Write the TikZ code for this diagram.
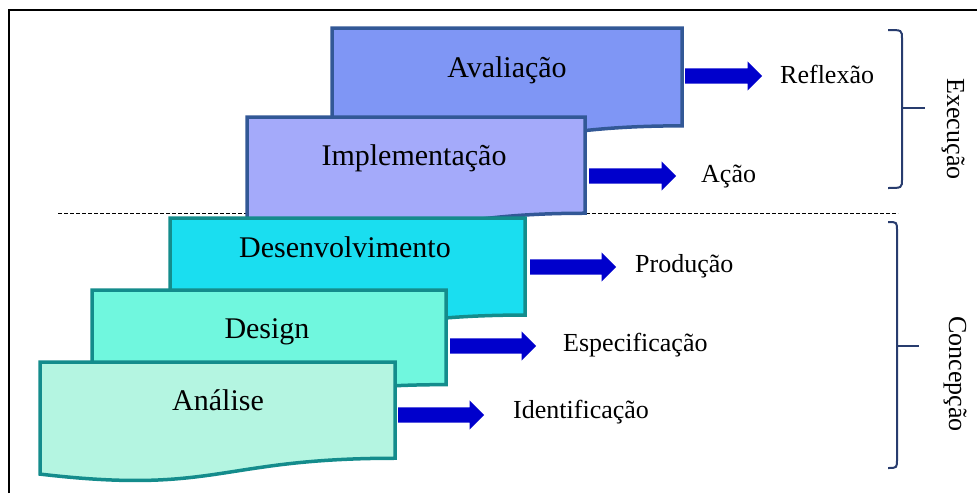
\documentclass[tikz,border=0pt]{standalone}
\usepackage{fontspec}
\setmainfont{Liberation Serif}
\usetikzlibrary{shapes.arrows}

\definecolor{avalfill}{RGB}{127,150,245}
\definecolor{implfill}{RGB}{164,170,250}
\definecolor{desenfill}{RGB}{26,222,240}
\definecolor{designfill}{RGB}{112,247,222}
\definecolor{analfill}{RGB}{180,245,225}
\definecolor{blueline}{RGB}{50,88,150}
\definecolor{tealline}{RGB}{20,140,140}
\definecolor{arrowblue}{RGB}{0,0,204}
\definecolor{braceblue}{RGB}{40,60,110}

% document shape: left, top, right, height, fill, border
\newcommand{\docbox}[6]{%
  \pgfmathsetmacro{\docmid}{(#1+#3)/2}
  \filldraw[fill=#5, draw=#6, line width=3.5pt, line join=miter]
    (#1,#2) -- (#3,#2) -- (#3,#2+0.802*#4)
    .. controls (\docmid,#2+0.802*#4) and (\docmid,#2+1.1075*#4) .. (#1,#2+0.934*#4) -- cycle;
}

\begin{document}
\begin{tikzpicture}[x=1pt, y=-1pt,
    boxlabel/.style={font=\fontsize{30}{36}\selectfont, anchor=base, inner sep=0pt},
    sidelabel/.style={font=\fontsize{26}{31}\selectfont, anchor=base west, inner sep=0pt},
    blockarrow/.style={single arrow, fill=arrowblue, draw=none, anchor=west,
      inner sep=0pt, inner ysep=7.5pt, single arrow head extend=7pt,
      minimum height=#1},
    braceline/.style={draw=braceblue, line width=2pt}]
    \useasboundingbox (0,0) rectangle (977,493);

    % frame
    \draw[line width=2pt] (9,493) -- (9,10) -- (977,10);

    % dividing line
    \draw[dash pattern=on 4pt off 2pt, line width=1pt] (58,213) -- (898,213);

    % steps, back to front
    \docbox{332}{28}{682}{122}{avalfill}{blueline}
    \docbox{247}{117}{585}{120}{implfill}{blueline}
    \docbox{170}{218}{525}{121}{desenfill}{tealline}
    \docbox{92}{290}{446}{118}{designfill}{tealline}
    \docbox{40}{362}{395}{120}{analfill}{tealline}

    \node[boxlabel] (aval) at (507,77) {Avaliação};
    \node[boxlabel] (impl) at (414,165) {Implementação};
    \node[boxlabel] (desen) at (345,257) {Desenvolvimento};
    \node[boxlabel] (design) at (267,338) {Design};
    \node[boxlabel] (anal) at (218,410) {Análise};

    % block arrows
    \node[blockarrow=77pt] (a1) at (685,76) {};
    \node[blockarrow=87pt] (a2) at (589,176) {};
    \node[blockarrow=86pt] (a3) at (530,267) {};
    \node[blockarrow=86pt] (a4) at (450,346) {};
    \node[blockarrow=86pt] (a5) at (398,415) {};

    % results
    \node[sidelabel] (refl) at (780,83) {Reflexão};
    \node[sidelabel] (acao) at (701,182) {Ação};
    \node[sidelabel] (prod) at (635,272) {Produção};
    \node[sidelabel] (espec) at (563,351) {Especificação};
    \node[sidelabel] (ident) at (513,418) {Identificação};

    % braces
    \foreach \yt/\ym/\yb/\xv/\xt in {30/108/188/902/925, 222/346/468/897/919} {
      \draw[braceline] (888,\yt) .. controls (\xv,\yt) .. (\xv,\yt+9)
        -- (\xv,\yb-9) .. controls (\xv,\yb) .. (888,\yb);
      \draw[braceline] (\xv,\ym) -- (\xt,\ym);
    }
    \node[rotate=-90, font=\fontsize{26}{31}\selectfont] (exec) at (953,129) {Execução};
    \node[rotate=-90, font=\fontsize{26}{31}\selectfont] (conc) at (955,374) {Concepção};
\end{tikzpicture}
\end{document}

#####

- Given task -
Repeat the listing above exactly, with no pictures.

- Response to this task -
Write the TikZ code for this diagram.
\documentclass[tikz,border=0pt]{standalone}
\usepackage{fontspec}
\setmainfont{Liberation Serif}
\usetikzlibrary{shapes.arrows}

\definecolor{avalfill}{RGB}{127,150,245}
\definecolor{implfill}{RGB}{164,170,250}
\definecolor{desenfill}{RGB}{26,222,240}
\definecolor{designfill}{RGB}{112,247,222}
\definecolor{analfill}{RGB}{180,245,225}
\definecolor{blueline}{RGB}{50,88,150}
\definecolor{tealline}{RGB}{20,140,140}
\definecolor{arrowblue}{RGB}{0,0,204}
\definecolor{braceblue}{RGB}{40,60,110}

% document shape: left, top, right, height, fill, border
\newcommand{\docbox}[6]{%
  \pgfmathsetmacro{\docmid}{(#1+#3)/2}
  \filldraw[fill=#5, draw=#6, line width=3.5pt, line join=miter]
    (#1,#2) -- (#3,#2) -- (#3,#2+0.802*#4)
    .. controls (\docmid,#2+0.802*#4) and (\docmid,#2+1.1075*#4) .. (#1,#2+0.934*#4) -- cycle;
}

\begin{document}
\begin{tikzpicture}[x=1pt, y=-1pt,
    boxlabel/.style={font=\fontsize{30}{36}\selectfont, anchor=base, inner sep=0pt},
    sidelabel/.style={font=\fontsize{26}{31}\selectfont, anchor=base west, inner sep=0pt},
    blockarrow/.style={single arrow, fill=arrowblue, draw=none, anchor=west,
      inner sep=0pt, inner ysep=7.5pt, single arrow head extend=7pt,
      minimum height=#1},
    braceline/.style={draw=braceblue, line width=2pt}]
    \useasboundingbox (0,0) rectangle (977,493);

    % frame
    \draw[line width=2pt] (9,493) -- (9,10) -- (977,10);

    % dividing line
    \draw[dash pattern=on 4pt off 2pt, line width=1pt] (58,213) -- (898,213);

    % steps, back to front
    \docbox{332}{28}{682}{122}{avalfill}{blueline}
    \docbox{247}{117}{585}{120}{implfill}{blueline}
    \docbox{170}{218}{525}{121}{desenfill}{tealline}
    \docbox{92}{290}{446}{118}{designfill}{tealline}
    \docbox{40}{362}{395}{120}{analfill}{tealline}

    \node[boxlabel] (aval) at (507,77) {Avaliação};
    \node[boxlabel] (impl) at (414,165) {Implementação};
    \node[boxlabel] (desen) at (345,257) {Desenvolvimento};
    \node[boxlabel] (design) at (267,338) {Design};
    \node[boxlabel] (anal) at (218,410) {Análise};

    % block arrows
    \node[blockarrow=77pt] (a1) at (685,76) {};
    \node[blockarrow=87pt] (a2) at (589,176) {};
    \node[blockarrow=86pt] (a3) at (530,267) {};
    \node[blockarrow=86pt] (a4) at (450,346) {};
    \node[blockarrow=86pt] (a5) at (398,415) {};

    % results
    \node[sidelabel] (refl) at (780,83) {Reflexão};
    \node[sidelabel] (acao) at (701,182) {Ação};
    \node[sidelabel] (prod) at (635,272) {Produção};
    \node[sidelabel] (espec) at (563,351) {Especificação};
    \node[sidelabel] (ident) at (513,418) {Identificação};

    % braces
    \foreach \yt/\ym/\yb/\xv/\xt in {30/108/188/902/925, 222/346/468/897/919} {
      \draw[braceline] (888,\yt) .. controls (\xv,\yt) .. (\xv,\yt+9)
        -- (\xv,\yb-9) .. controls (\xv,\yb) .. (888,\yb);
      \draw[braceline] (\xv,\ym) -- (\xt,\ym);
    }
    \node[rotate=-90, font=\fontsize{26}{31}\selectfont] (exec) at (953,129) {Execução};
    \node[rotate=-90, font=\fontsize{26}{31}\selectfont] (conc) at (955,374) {Concepção};
\end{tikzpicture}
\end{document}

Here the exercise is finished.